Pour les Russes exilés à l’étranger, l’abattement est accentué par le sentiment de ne pas avoir le droit de se plaindre. Il y a quelques mois, Natacha Bolchakova, une photographe de 30 ans originaire de Nijni-Novgorod, a quitté son pays pour s’installer en Géorgie. Elle a bien tenté d’évoquer son mal-être sur Instagram mais les critiques ont fusé. “J’ai été assaillie de commentaires agressifs : ‘de quoi nous parlez-vous ? Alors que des gens meurent en Ukraine !’, témoigne-t-elle. Résultat, mes amis et moi hésitons à nous épancher, alors que l’on a quitté notre pays, nos proches et que tout le monde nous manque…”
La jeune femme se sent “enfermée à l’étranger”, consciente que le pays qu’elle a aimé n’existe plus. “Avant la guerre, je voyageais beaucoup. J’aimais cela parce que j’avais plaisir à rentrer à la maison ensuite, se souvient-elle. Maintenant c’est différent, quand je retourne en Russie, les amis que je vois sont tristes, les lieux que j’aimais n’ont plus la même saveur : la dernière fois, j’ai découvert qu’un serveur que je connaissais avait été mobilisé et tué par une mine.” Comme pour ceux restés en Russie, l’anormalité de la situation empêche de se projeter dans l’avenir. “Cela dure depuis plus d’un an et ça va continuer”, soupire-t-elle.
“Je retournerai en Russie quand le régime aura changé”
Natacha Kurnaeva, 23 ans, s’est, elle aussi, réfugiée en Géorgie voisine. C’est son compte YouTube en anglais qui lui permet de survivre. “J’avais déjà coché toutes les cases de ce qui était interdit de dire en Russie sur la guerre.

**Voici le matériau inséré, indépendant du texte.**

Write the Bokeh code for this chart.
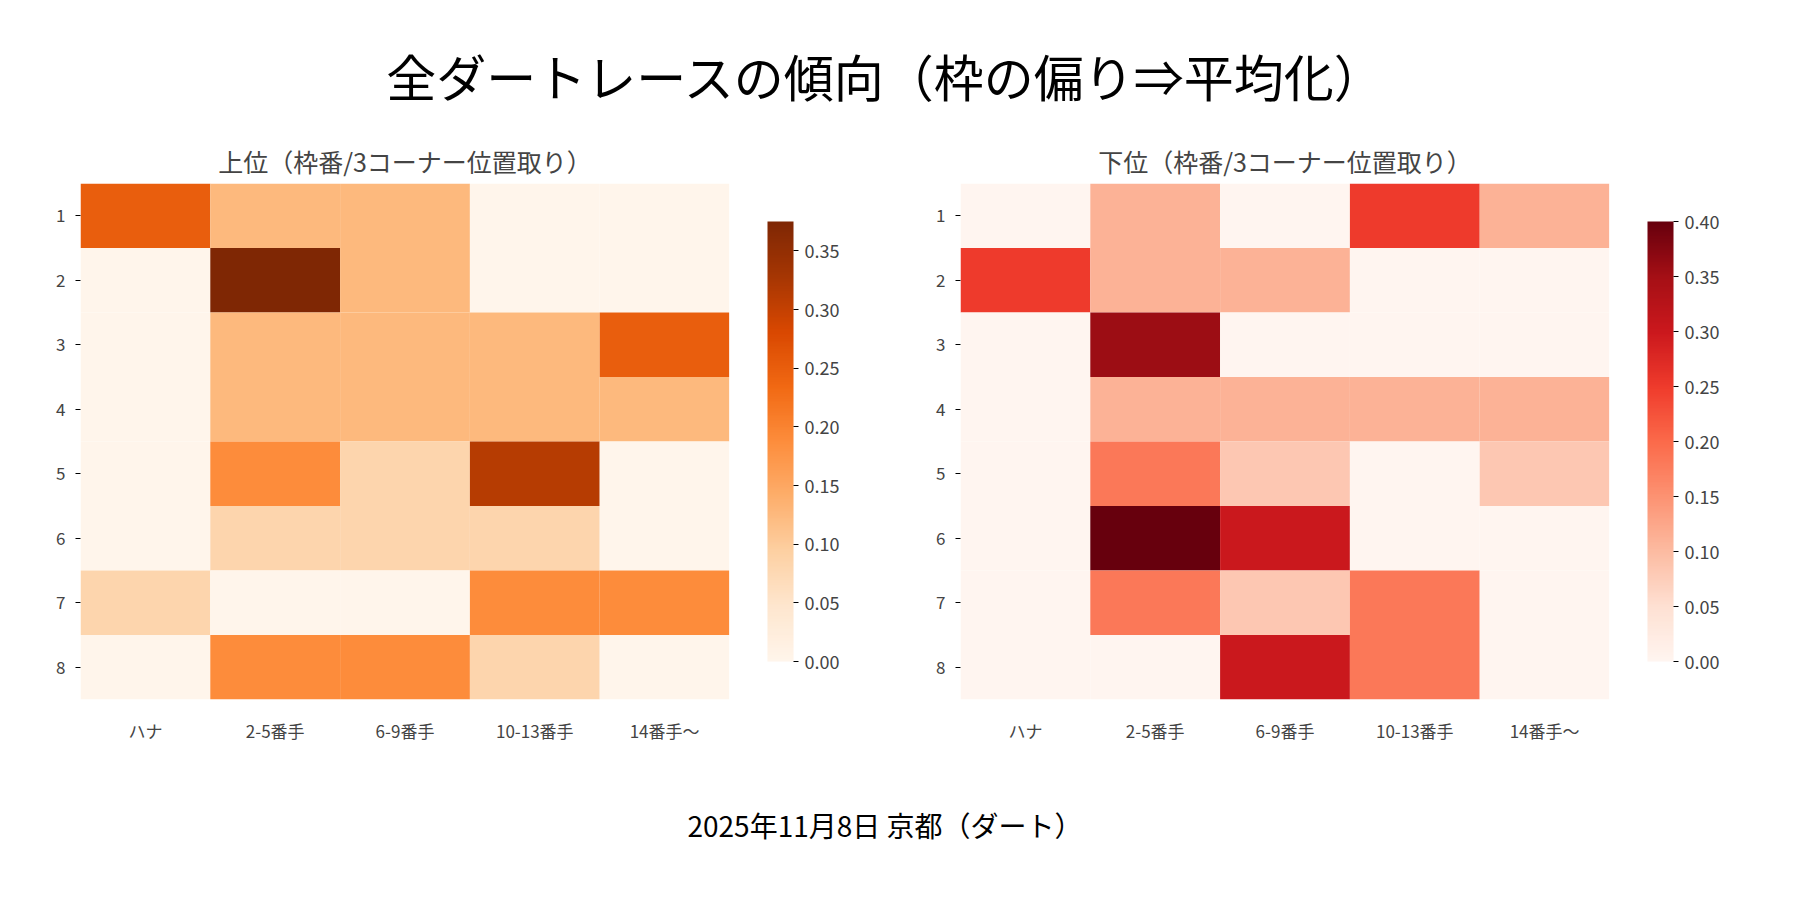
from bokeh.plotting import figure
from bokeh.models import LinearColorMapper, ColorBar, Div, FixedTicker, ColumnDataSource, NumeralTickFormatter
from bokeh.layouts import column, row
from bokeh.palettes import Oranges256, Reds256
from bokeh.embed import file_html
from bokeh.resources import INLINE

cols = ["ハナ", "2-5番手", "6-9番手", "10-13番手", "14番手〜"]
rows_ = ["1", "2", "3", "4", "5", "6", "7", "8"]
top = [
    [0.25, 0.125, 0.125, 0, 0],
    [0, 0.375, 0.125, 0, 0],
    [0, 0.125, 0.125, 0.125, 0.25],
    [0, 0.125, 0.125, 0.125, 0.125],
    [0, 0.1875, 0.0833, 0.3125, 0],
    [0, 0.0833, 0.0833, 0.0833, 0],
    [0.0833, 0, 0, 0.1875, 0.1875],
    [0, 0.1875, 0.1875, 0.0833, 0],
]
bottom = [
    [0, 0.111, 0, 0.25, 0.111],
    [0.25, 0.111, 0.111, 0, 0],
    [0, 0.357, 0, 0, 0],
    [0, 0.111, 0.111, 0.111, 0.111],
    [0, 0.182, 0.083, 0, 0.083],
    [0, 0.40, 0.30, 0, 0],
    [0, 0.182, 0.083, 0.182, 0],
    [0, 0, 0.30, 0.182, 0],
]
FONT = "Noto Sans CJK JP"

def panel(title, data, pal, high, ticks):
    xs, ys, vs = [], [], []
    for i, r in enumerate(rows_):
        for j, c in enumerate(cols):
            xs.append(c); ys.append(r); vs.append(data[i][j])
    src = ColumnDataSource(dict(x=xs, y=ys, v=vs))
    mapper = LinearColorMapper(palette=list(reversed(pal)), low=0, high=high)
    p = figure(x_range=cols, y_range=list(reversed(rows_)), width=880, height=610,
               output_backend="svg", toolbar_location=None, title=title,
               min_border_left=80, min_border_right=40)
    p.rect("x", "y", 1, 1, source=src, fill_color={"field": "v", "transform": mapper}, line_color=None)
    cb = ColorBar(color_mapper=mapper, width=26, ticker=FixedTicker(ticks=ticks),
                  major_label_text_font=FONT, major_label_text_font_size="18px",
                  major_tick_line_color="black", major_tick_in=0, major_tick_out=5,
                  padding=38, margin=0, label_standoff=6,
                  formatter=NumeralTickFormatter(format="0.00"))
    p.add_layout(cb, "right")
    p.title.text_font = FONT
    p.title.text_font_size = "25px"
    p.title.text_font_style = "normal"
    p.title.align = "center"
    p.grid.visible = False
    p.outline_line_color = None
    for ax in (p.xaxis, p.yaxis):
        ax.axis_line_color = None
        ax.major_label_text_font = FONT
        ax.major_label_text_font_size = "17px"
        ax.minor_tick_line_color = None
    p.xaxis.major_tick_line_color = None
    p.xaxis.major_label_standoff = 12
    p.yaxis.major_tick_out = 5
    p.yaxis.major_tick_in = 0
    p.yaxis.major_label_standoff = 10
    return p

p1 = panel("上位（枠番/3コーナー位置取り）", top, Oranges256, 0.375, [0, 0.05, 0.1, 0.15, 0.2, 0.25, 0.3, 0.35])
p2 = panel("下位（枠番/3コーナー位置取り）", bottom, Reds256, 0.40, [0, 0.05, 0.1, 0.15, 0.2, 0.25, 0.3, 0.35, 0.4])

t = Div(text="全ダートレースの傾向（枠の偏り⇒平均化）", width=1760, height=125,
        styles={"font-family": FONT, "font-size": "50px", "text-align": "center", "width": "1760px", "padding-top": "35px"})
f = Div(text="2025年11月8日 京都（ダート）", width=1760, height=60,
        styles={"font-family": FONT, "font-size": "28px", "text-align": "center", "width": "1760px", "padding-top": "55px"})
layout = column(t, row(p1, p2), f)
open("out.html", "w").write(file_html(layout, INLINE))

Donc, même si je ne sais pas ce qui m’y attend, je ne prendrai pas le risque d’y retourner.” La jeune Youtubeuse rêvait de faire connaître aux internautes étrangers les meilleurs côtés de son pays, ses paysages, sa culture… La voilà réduite à raconter sa vie en exil et à préférer parler anglais plutôt que russe dans les lieux publics pour ne pas attiser la colère des Géorgiens, usés par l’exode de ses jeunes compatriotes. “C’est dur, mais je continue à suivre l’actualité de mon pays et je serai prête à y retourner quand le régime aura changé”, promet-elle.

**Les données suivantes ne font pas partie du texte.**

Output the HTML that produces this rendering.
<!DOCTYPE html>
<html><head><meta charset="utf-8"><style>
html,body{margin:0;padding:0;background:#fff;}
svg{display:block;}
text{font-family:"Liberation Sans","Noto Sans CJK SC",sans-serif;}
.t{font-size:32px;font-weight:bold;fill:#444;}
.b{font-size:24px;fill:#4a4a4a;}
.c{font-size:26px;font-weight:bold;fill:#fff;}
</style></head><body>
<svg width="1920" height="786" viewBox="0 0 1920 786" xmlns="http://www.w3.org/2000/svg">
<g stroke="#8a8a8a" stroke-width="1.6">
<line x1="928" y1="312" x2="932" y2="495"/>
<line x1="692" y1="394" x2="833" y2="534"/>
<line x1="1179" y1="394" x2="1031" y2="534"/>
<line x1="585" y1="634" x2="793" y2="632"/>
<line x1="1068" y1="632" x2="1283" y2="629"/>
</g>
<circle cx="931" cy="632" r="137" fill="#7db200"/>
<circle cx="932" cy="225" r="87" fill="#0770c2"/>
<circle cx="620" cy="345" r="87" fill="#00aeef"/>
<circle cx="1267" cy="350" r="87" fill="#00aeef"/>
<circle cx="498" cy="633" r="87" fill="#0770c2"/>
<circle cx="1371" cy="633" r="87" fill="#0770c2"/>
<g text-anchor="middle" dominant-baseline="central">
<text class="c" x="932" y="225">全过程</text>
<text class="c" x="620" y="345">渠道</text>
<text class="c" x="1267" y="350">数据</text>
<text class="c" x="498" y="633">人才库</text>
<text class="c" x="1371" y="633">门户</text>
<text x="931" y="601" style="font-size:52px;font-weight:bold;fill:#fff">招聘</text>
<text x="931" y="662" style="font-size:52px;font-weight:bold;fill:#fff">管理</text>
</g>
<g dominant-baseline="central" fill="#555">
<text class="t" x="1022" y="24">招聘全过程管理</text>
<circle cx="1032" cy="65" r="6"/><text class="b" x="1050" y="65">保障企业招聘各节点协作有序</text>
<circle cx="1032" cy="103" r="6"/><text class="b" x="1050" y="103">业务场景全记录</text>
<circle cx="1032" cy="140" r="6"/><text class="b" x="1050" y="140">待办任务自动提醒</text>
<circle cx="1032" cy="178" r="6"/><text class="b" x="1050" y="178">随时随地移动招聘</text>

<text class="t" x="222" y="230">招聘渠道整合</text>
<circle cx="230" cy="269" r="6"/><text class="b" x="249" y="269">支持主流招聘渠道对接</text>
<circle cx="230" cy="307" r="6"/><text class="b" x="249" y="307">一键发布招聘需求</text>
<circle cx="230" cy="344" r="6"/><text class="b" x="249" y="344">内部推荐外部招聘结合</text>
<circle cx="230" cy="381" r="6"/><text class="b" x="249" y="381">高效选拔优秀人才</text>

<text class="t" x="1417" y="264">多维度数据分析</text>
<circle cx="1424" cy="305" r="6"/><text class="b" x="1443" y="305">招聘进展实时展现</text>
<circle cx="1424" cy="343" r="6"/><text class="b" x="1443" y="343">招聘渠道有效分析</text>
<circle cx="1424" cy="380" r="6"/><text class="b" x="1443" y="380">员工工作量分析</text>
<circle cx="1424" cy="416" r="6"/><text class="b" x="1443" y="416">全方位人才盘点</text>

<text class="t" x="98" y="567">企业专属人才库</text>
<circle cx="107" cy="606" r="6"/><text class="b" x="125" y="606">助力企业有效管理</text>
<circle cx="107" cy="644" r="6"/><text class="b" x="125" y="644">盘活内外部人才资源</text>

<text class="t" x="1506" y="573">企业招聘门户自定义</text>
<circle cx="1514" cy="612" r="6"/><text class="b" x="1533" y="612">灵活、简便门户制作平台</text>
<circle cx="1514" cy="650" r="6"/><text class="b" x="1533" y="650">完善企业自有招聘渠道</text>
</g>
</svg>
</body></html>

Installé à Paris, Alexandre Lavut, 17 ans, n’envisage pas non plus de remettre les pieds de sitôt en Russie : “Pour le moment, je ne peux être qu’à l’extérieur du pays, je me prépare à vivre en France.” Loin de chez lui, ce jeune opposant, réfugié politique, a la désagréable sensation d’une “normalité anormale”, une atmosphère qui l’éloigne petit à petit de la réalité russe. Mais il en est certain, le temps viendra de renouer avec son militantisme. “Je vais apprendre le français et faire des études. Le moment venu, certainement pas avant dix ou quinze ans, je rentrerai participer aux changements de mon pays.”